St Austell itself is a busy little town with a compact centre with shops and local services. Fore Street is the main street to explore and you can visit the Holy Trinity Parish Church at its top end. Dating back to the 15th century, there is also a Norman font inside as well as beautiful stained glass windows to admire.
St Austell Market House is also worth dropping in on. Previously the police station, it has had a historic past and is now home to the St Austell Town Museum as well as local stall holders selling handicrafts.
On the outskirts of town are Charlestown and the Luxulyan Valley. The Georgian harbour village was a major port for the export of copper and china clay in the 18th century and is today home to sailing boats and the Shipwreck Rescue and Heritage Centre. There are beaches on either side of the harbour entrance to enjoy.
Beaches are what many people come to the area for and the sandy expanses of Porthpean, Pentewan, Carlyon Bay and Par Sands are within a few minutes' drive of the town.
Newquay (NQY) is the nearest airport to the town, around an hour's drive to the north across the county. You can pick up a hire car here, or at various downtown locations in St Austell. To find the best price on car rental in St Austell, use TravelSupermarket's search tool to the left.
It's well worth opting for car hire; St Austell and its surroundings have plenty to discover and you will have the freedom to come and go as you please...

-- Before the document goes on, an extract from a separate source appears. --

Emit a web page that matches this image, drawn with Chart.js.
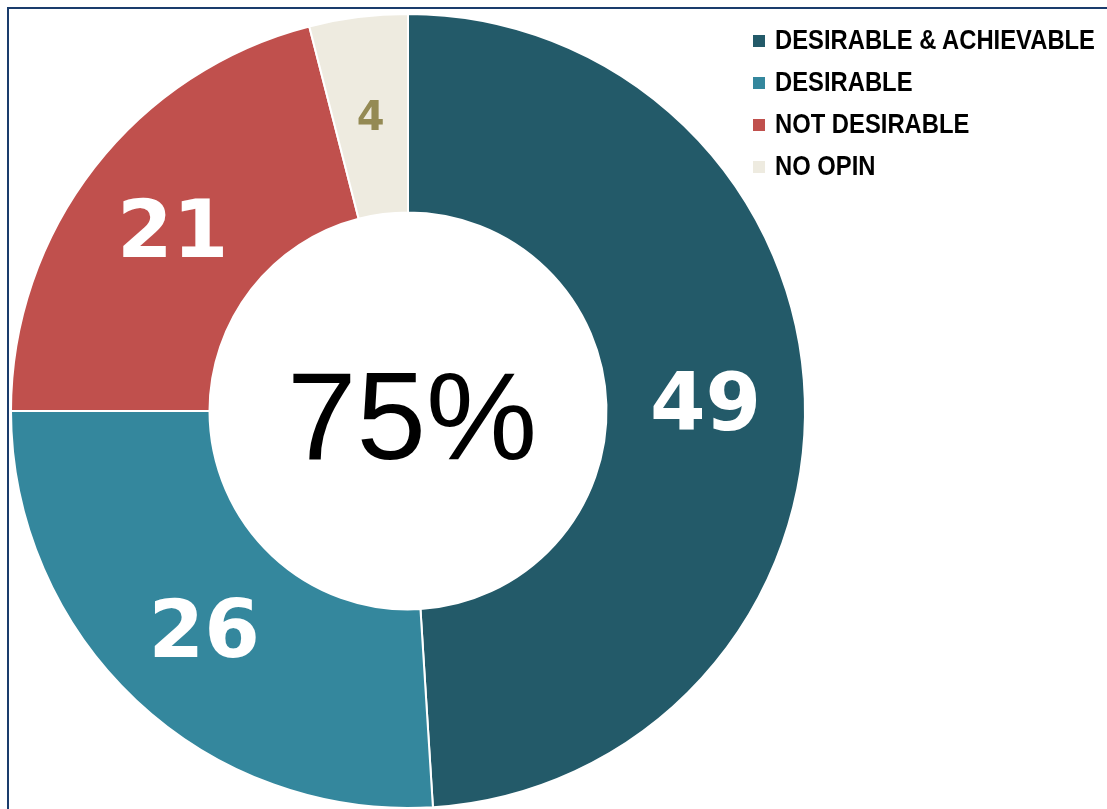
<!DOCTYPE html>
<html>
<head>
<meta charset="utf-8">
<script src="https://cdn.jsdelivr.net/npm/chart.js@4/dist/chart.umd.min.js"></script>
<style>
  html, body { margin: 0; padding: 0; background: #fff; overflow: hidden; }
  #wrap { position: relative; width: 1107px; height: 809px; overflow: hidden; }
  #frame { position: absolute; left: 7px; top: 7px; width: 1200px; height: 900px; border: 2px solid #1A3C6C; }
  #myChart { position: absolute; left: 0; top: 0; }
  #legend { position: absolute; left: 753px; top: 26px; font-family: "Liberation Sans", Arial, sans-serif; font-weight: bold; font-size: 28px; color: #000; }
  #legend div { height: 42px; line-height: 28px; white-space: nowrap; }
  #legend span.box { display: inline-block; width: 12px; height: 12px; margin-right: 10px; vertical-align: 2px; }
  #legend span.txt { display: inline-block; transform: scaleX(0.85); transform-origin: 0 50%; }
</style>
</head>
<body>
<div id="wrap">
  <div id="frame"></div>
  <canvas id="myChart" width="1107" height="809"></canvas>
  <div id="legend"></div>
</div>
<script>
const labels = ['DESIRABLE & ACHIEVABLE', 'DESIRABLE', 'NOT DESIRABLE', 'NO OPIN']
const values = [49, 26, 21, 4]
const colors = ['#235A69', '#34879D', '#C0504D', '#EEEBE0']
const labelColors = ['#ffffff', '#ffffff', '#ffffff', '#948A54']
const labelSizes = [80, 80, 80, 40]
const centerText = '75%'

// draws the numbers on the slices and the big text in the hole
const sliceLabels = {
    id: 'sliceLabels',
    afterDatasetsDraw(chart) {
        const ctx = chart.ctx
        const meta = chart.getDatasetMeta(0)
        ctx.save()
        ctx.textAlign = 'center'
        ctx.textBaseline = 'middle'
        meta.data.forEach((arc, i) => {
            const p = arc.tooltipPosition()
            ctx.fillStyle = labelColors[i]
            ctx.font = 'bold ' + labelSizes[i] + 'px "DejaVu Sans", sans-serif'
            ctx.fillText(values[i], p.x, p.y + (i == 3 ? 4 : 8))
        })
        const c = meta.data[0]
        ctx.fillStyle = '#000'
        ctx.font = '125px "Liberation Sans", Arial, sans-serif'
        ctx.fillText(centerText, c.x + 4, c.y + 14)
        ctx.restore()
    }
}

const ctx = document.getElementById('myChart').getContext('2d')
const myChart = new Chart(ctx, {
    type: 'doughnut',
    data: {
        labels: labels,
        datasets: [{
            data: values,
            backgroundColor: colors,
            borderColor: '#ffffff',
            borderWidth: 2
        }]
    },
    options: {
        responsive: false,
        animation: false,
        cutout: '50%',
        layout: { padding: { left: 10, top: 13, right: 301, bottom: 0 } },
        plugins: {
            legend: { display: false },
            tooltip: { enabled: false }
        }
    },
    plugins: [sliceLabels]
})

const legend = document.getElementById('legend')
for (let i = 0; i < labels.length; i++) {
    const row = document.createElement('div')
    row.innerHTML = '<span class="box" style="background:' + colors[i] + '"></span><span class="txt">' + labels[i].replace('&', '&amp;') + '</span>'
    legend.appendChild(row)
}
</script>
</body>
</html>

The biggest draw in the area is the spectacular Eden Project. Opened in 2001 it has a series of bio domes built into a disused and reclaimed china clay pit containing plant species from across the globe. It is in fact the largest conservatory in the world and attracts thousands of visitors each year to its astonishing architecture and attractions. One moment you are in the dry climate of the Med, the next in a rainforest with waterfalls and exotic plants.
The Lost Gardens of Heligan were reclaimed in the 1990s after years of going to waste and are now a very busy place to visit and explore. Enjoy sumptuous cream teas in the café as well as buying plants from the on-site garden centre.
Along the coast there are many places to take in. Mevagissey is a nearby picture-postcard fishing village, famous for its fish pie and sea shanties. In fact, it was the first village to have electric lighting which was powered by pilchard oil, the fish on which the harbour was built. It is also home to a wonderful model railway and aquarium as well as the Folk Museum.
Looe is a traditional working harbour with plenty of shops and cafes to delve into. Or simply buy an ice cream and sit on the front admiring the views out to sea. You can also visit Portmellon, Par, Bodmin Moor or the cathedral city of Truro with its fine Georgian architecture.